Data section -
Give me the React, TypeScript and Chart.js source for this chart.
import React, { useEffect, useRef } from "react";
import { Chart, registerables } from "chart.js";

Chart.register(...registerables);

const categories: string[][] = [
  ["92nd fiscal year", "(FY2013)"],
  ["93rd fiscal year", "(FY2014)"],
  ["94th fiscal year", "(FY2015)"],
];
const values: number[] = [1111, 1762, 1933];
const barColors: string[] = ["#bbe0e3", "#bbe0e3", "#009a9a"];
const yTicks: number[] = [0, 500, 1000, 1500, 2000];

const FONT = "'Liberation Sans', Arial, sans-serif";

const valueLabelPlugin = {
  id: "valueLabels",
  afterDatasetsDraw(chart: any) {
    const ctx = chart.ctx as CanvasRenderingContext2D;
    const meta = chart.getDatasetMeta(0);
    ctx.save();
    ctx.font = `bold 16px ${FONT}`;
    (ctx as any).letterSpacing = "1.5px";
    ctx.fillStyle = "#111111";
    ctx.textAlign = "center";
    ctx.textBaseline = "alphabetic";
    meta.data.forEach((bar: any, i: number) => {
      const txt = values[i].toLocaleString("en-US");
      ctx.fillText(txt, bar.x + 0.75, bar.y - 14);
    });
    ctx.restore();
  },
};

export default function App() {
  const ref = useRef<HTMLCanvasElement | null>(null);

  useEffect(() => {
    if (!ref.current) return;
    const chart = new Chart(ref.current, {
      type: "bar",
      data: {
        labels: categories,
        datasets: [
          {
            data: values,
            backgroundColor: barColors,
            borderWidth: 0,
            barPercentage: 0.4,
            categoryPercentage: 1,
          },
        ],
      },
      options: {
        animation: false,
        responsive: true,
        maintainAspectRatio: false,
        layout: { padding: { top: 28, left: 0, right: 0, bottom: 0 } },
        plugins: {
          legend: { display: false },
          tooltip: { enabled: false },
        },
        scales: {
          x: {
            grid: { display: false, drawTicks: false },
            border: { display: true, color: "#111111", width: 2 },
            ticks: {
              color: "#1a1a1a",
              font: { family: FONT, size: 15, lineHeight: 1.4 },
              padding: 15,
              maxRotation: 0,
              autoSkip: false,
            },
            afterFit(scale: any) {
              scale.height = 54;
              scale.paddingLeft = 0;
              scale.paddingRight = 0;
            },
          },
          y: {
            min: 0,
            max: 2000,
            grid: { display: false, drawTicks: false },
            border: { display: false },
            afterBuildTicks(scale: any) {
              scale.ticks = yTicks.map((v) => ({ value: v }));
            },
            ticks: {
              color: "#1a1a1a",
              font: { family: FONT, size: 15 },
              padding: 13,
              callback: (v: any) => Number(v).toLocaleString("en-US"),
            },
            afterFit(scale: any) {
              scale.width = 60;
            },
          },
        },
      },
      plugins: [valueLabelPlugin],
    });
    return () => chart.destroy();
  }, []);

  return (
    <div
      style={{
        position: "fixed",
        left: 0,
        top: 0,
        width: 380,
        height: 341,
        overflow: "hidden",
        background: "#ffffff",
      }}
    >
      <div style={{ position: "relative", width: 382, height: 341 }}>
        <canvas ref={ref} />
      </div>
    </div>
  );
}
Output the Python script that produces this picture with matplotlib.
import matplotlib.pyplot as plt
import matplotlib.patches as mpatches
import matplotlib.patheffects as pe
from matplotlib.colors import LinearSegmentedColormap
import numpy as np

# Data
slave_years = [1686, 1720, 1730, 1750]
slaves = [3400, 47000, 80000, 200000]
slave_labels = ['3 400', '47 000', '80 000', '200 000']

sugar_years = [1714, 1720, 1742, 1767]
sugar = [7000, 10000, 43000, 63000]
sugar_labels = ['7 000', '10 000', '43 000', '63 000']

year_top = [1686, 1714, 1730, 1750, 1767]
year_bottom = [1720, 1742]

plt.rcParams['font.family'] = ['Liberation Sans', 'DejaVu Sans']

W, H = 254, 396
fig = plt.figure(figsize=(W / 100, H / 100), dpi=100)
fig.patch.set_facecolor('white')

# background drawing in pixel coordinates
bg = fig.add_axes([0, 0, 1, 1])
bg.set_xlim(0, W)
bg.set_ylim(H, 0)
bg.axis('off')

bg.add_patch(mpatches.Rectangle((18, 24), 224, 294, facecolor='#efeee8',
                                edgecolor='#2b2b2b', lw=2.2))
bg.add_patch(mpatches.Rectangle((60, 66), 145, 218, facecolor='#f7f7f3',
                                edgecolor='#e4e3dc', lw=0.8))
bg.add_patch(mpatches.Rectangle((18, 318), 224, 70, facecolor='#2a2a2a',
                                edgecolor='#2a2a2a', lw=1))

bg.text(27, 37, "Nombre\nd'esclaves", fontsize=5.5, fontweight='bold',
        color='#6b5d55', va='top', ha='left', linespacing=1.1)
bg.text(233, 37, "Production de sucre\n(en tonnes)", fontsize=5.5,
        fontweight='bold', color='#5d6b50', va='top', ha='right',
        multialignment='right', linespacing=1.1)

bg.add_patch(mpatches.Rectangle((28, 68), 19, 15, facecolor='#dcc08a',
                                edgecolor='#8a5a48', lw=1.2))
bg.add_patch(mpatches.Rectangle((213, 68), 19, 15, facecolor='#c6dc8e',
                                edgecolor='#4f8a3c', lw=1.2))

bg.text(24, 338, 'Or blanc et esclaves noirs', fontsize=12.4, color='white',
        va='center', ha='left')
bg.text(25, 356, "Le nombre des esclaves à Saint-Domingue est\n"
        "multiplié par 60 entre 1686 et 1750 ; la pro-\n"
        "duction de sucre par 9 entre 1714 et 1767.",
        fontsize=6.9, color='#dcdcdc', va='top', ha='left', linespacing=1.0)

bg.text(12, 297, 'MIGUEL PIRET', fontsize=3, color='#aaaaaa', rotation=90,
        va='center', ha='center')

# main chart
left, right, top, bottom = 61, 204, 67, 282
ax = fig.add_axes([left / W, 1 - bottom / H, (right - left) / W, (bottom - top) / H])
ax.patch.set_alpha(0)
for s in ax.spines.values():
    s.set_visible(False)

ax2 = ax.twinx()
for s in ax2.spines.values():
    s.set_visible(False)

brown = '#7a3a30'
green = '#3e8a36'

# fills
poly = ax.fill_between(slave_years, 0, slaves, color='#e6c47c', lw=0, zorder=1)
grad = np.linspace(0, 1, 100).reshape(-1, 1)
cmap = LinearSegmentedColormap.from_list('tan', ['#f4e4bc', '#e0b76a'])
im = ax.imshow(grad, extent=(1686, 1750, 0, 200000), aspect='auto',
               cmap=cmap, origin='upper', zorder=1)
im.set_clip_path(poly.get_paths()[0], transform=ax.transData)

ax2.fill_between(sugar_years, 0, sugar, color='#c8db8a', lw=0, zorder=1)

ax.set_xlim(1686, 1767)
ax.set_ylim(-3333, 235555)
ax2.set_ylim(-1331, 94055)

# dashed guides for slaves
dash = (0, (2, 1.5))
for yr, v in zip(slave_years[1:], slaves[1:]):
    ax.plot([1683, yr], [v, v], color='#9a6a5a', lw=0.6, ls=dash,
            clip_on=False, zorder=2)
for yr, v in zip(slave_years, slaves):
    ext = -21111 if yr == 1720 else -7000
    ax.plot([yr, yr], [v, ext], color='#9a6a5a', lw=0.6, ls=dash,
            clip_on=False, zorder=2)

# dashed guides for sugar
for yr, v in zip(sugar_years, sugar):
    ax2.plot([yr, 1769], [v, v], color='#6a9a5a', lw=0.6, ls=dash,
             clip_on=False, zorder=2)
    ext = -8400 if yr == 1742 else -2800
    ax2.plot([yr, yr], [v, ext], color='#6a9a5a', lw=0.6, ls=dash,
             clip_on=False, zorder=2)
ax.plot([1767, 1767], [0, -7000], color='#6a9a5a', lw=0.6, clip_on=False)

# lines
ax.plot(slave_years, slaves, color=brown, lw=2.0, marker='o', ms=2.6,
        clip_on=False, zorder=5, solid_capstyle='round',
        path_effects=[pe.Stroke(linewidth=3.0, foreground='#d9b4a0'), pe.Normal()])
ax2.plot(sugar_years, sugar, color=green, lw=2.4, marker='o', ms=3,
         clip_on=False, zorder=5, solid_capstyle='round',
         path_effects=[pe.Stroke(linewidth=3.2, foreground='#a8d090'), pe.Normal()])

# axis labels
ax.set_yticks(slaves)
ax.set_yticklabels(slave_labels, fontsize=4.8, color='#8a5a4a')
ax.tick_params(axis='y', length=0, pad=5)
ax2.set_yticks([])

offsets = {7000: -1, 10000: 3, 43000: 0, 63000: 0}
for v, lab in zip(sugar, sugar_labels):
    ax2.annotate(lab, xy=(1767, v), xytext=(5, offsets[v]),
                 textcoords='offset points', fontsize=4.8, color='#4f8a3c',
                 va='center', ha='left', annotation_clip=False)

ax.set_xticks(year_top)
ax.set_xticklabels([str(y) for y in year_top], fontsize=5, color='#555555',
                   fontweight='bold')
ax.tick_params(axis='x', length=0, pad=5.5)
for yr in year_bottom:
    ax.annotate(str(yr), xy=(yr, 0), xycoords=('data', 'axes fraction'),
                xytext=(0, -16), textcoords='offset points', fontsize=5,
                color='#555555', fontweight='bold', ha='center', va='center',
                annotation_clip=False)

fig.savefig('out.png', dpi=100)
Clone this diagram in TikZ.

Challenge - Only the lines from the one containing "Output the Python" to the one containing "bg.axis('off')" are to be printed, both ends included, exactly as written.

Solved exercise -
Output the Python script that produces this picture with matplotlib.
import matplotlib.pyplot as plt
import matplotlib.patches as mpatches
import matplotlib.patheffects as pe
from matplotlib.colors import LinearSegmentedColormap
import numpy as np

# Data
slave_years = [1686, 1720, 1730, 1750]
slaves = [3400, 47000, 80000, 200000]
slave_labels = ['3 400', '47 000', '80 000', '200 000']

sugar_years = [1714, 1720, 1742, 1767]
sugar = [7000, 10000, 43000, 63000]
sugar_labels = ['7 000', '10 000', '43 000', '63 000']

year_top = [1686, 1714, 1730, 1750, 1767]
year_bottom = [1720, 1742]

plt.rcParams['font.family'] = ['Liberation Sans', 'DejaVu Sans']

W, H = 254, 396
fig = plt.figure(figsize=(W / 100, H / 100), dpi=100)
fig.patch.set_facecolor('white')

# background drawing in pixel coordinates
bg = fig.add_axes([0, 0, 1, 1])
bg.set_xlim(0, W)
bg.set_ylim(H, 0)
bg.axis('off')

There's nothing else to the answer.